Hector Hammond


Hector Hammond

(pop culture)While the world of supervillains has no shortage of swelled heads, the term truly applies to Hector Hammond. Writer John Broome and artist Gil Kane introduce Hammond in Green Lantern (GL) vol. 2 #5 (1961) as smooth-talking shyster who encounters a meteor fragment that triggers evolutionary advancement. He abducts a quartet of scientists and alters them into futuremen, their brains accelerated but their resolve dampened, and coerces them to invent technologically superior gadgets for which he takes credit and gains celebrity. The scientists construct a device that attracts (like a magnet) Green Lantern's power ring, which Hammond does not realize is actually the hero's spare, and with it he wages war against Green Lantern (Hal Jordan), Hammond being trounced when his ring loses its twenty-four-hour charge. After a brief prison stint, the spiteful Hammond exposed himself to the meteor's rays, reappearing in Justice League of America #14 (1962) with an enlarged cranium and mind-over-matter powers. His obsession with mental amplification led Hammond to continually self-administer the meteor's radiation, ultimately paying an unexpected price: he now boasts a highly developed mind—and a gigantic, distorted head—with stupefying telekinetic and telepathic abilities, but has become physically inert, applying his machinations from a chair.
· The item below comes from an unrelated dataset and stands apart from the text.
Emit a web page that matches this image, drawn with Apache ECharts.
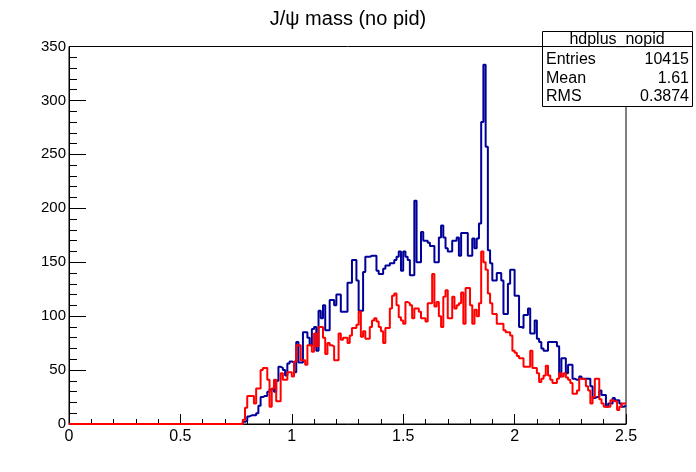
<!DOCTYPE html>
<html>
<head>
<meta charset="utf-8">
<script src="https://cdn.jsdelivr.net/npm/echarts@6/dist/echarts.min.js"></script>
<style>
  html, body { margin: 0; padding: 0; background: #fff; }
  #chart { width: 696px; height: 472px; }
</style>
</head>
<body>
<div id="chart"></div>
<script>
// histogram binning: 0.01 wide bins, first filled bin at 0.77
var binWidth = 0.01;
var firstBin = 0.77;
var xMin = 0, xMax = 2.5;

// hdplus_nopid, bins 0.77 .. 2.49
var blueCounts = [
  0, 2, 3, 7, 8, 8, 8, 10, 17, 25,
  26, 26, 30, 32, 33, 30, 40, 53, 52, 50,
  45, 56, 58, 57, 48, 76, 57, 57, 85, 85,
  80, 73, 88, 90, 68, 105, 98, 110, 87, 87,
  115, 115, 110, 120, 120, 104, 104, 104, 131, 131,
  152, 152, 133, 105, 105, 141, 155, 155, 156, 156,
  156, 142, 139, 139, 144, 147, 147, 149, 149, 152,
  155, 160, 142, 160, 155, 152, 138, 138, 207, 150,
  150, 178, 170, 170, 168, 165, 165, 150, 150, 173,
  184, 173, 163, 160, 160, 170, 170, 173, 156, 177,
  177, 177, 156, 156, 172, 163, 172, 186, 280, 333,
  257, 161, 149, 133, 133, 140, 140, 133, 102, 102,
  130, 143, 143, 119, 119, 90, 89, 101, 101, 107,
  84, 84, 96, 79, 76, 70, 68, 68, 76, 76,
  76, 76, 72, 44, 61, 61, 47, 55, 55, 42,
  41, 41, 44, 42, 42, 42, 42, 35, 24, 25,
  25, 31, 27, 27, 16, 19, 19, 24, 22, 22,
  19, 16, 17
];

// second histogram (red), bins 0.77 .. 2.49
var redCounts = [
  0, 4, 15, 26, 26, 26, 19, 33, 33, 50,
  52, 52, 41, 16, 33, 41, 21, 21, 47, 41,
  41, 48, 48, 44, 58, 73, 73, 59, 59, 55,
  73, 73, 67, 84, 72, 90, 90, 80, 65, 75,
  73, 72, 59, 59, 84, 78, 80, 80, 75, 82,
  89, 89, 92, 104, 81, 86, 79, 79, 90, 96,
  98, 95, 90, 86, 75, 89, 89, 107, 119, 121,
  110, 99, 96, 93, 113, 112, 110, 98, 107, 107,
  104, 98, 98, 95, 112, 112, 139, 109, 113, 100,
  90, 118, 124, 98, 98, 118, 107, 110, 112, 122,
  93, 126, 126, 110, 93, 106, 100, 112, 160, 150,
  143, 121, 112, 102, 102, 93, 93, 93, 87, 85,
  85, 82, 68, 66, 63, 61, 61, 53, 53, 53,
  68, 52, 52, 47, 39, 42, 45, 54, 45, 41,
  38, 38, 42, 47, 44, 47, 43, 41, 38, 28,
  28, 31, 42, 42, 41, 35, 31, 19, 25, 42,
  42, 23, 19, 16, 16, 16, 22, 21, 21, 13,
  16, 19, 19
];

var titleText = 'J/\u03c8 mass (no pid)';
var statsName = 'hdplus_nopid';
var statsRows = [['Entries', '10415'], ['Mean', '1.61'], ['RMS', '0.3874']];

var FONT = 'Liberation Sans';

// turn bin contents into left-edge points for a step line
function toSteps(counts){
  var pts = [[xMin, 0]];
  for (var i = 0; i < counts.length; i++) {
    pts.push([+(firstBin + i * binWidth).toFixed(2), counts[i]]);
  }
  pts.push([xMax, counts[counts.length - 1]]);
  return pts;
}

var chart = echarts.init(document.getElementById('chart'), null, {renderer: 'canvas'});

var statsGraphic = [
  {type: 'rect', shape: {x: 542.5, y: 31.5, width: 150, height: 75},
   style: {fill: '#fff', stroke: '#000', lineWidth: 1}, z: 100},
  {type: 'line', shape: {x1: 542.5, y1: 46.5, x2: 692.5, y2: 46.5},
   style: {stroke: '#000', lineWidth: 1}, z: 101},
  {type: 'text', x: 617, y: 39.5, z: 101,
   style: {text: statsName, fontFamily: FONT, fontSize: 16, fill: '#000', align: 'center', verticalAlign: 'middle'}}
];
statsRows.forEach(function(r, i){
  var y = 60 + i * 18.5;
  statsGraphic.push({type: 'text', x: 546, y: y, z: 101,
    style: {text: r[0], fontFamily: FONT, fontSize: 16, fill: '#000', align: 'left', verticalAlign: 'middle'}});
  statsGraphic.push({type: 'text', x: 689, y: y, z: 101,
    style: {text: r[1], fontFamily: FONT, fontSize: 16, fill: '#000', align: 'right', verticalAlign: 'middle'}});
});

var option = {
  backgroundColor: '#fff',
  animation: false,
  title: {
    text: titleText,
    left: 'center',
    top: 4,
    textStyle: {fontFamily: FONT, fontSize: 20, fontWeight: 'normal', color: '#000'}
  },
  grid: {
    left: 69, right: 70, top: 46.5, bottom: 48,
    show: true, borderColor: '#000', borderWidth: 1, backgroundColor: 'transparent'
  },
  xAxis: {
    type: 'value',
    min: xMin, max: xMax, interval: 0.5,
    axisLine: {show: true, onZero: false, lineStyle: {color: '#000', width: 1}},
    axisTick: {show: true, inside: true, length: 10, lineStyle: {color: '#000', width: 1}},
    minorTick: {show: true, splitNumber: 5, length: 5, lineStyle: {color: '#000', width: 1}},
    splitLine: {show: false},
    axisLabel: {color: '#000', fontFamily: FONT, fontSize: 16, margin: 5,
                showMinLabel: true, showMaxLabel: true}
  },
  yAxis: {
    type: 'value',
    min: 0, max: 350, interval: 50,
    axisLine: {show: true, lineStyle: {color: '#000', width: 1}},
    axisTick: {show: true, inside: true, length: 17, lineStyle: {color: '#000', width: 1}},
    minorTick: {show: true, splitNumber: 5, length: 8, lineStyle: {color: '#000', width: 1}},
    splitLine: {show: false},
    axisLabel: {color: '#000', fontFamily: FONT, fontSize: 15, margin: 3}
  },
  series: [
    {
      name: statsName,
      type: 'line',
      step: 'end',
      showSymbol: false,
      data: toSteps(blueCounts),
      lineStyle: {color: '#000099', width: 2},
      z: 2
    },
    {
      name: 'red',
      type: 'line',
      step: 'end',
      showSymbol: false,
      data: toSteps(redCounts),
      lineStyle: {color: '#ff0000', width: 2},
      z: 3
    }
  ],
  graphic: statsGraphic
};

chart.setOption(option);
</script>
</body>
</html>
Hammond's enmity against GL has engulfed those in Jordan's circle. Directing the bestial Shaggy Man to attack the Justice League, spearheading a new version of the Royal Flush Gang, attempting to control GL Guy Gardner, and faking the death of original GL Alan Scott's friend Doiby Dickles are just some of head games Hammond has played. With Jordan's resurrection from the dead in 2005, Hammond has reemerged, determined to return his power-ringed foe to the grave.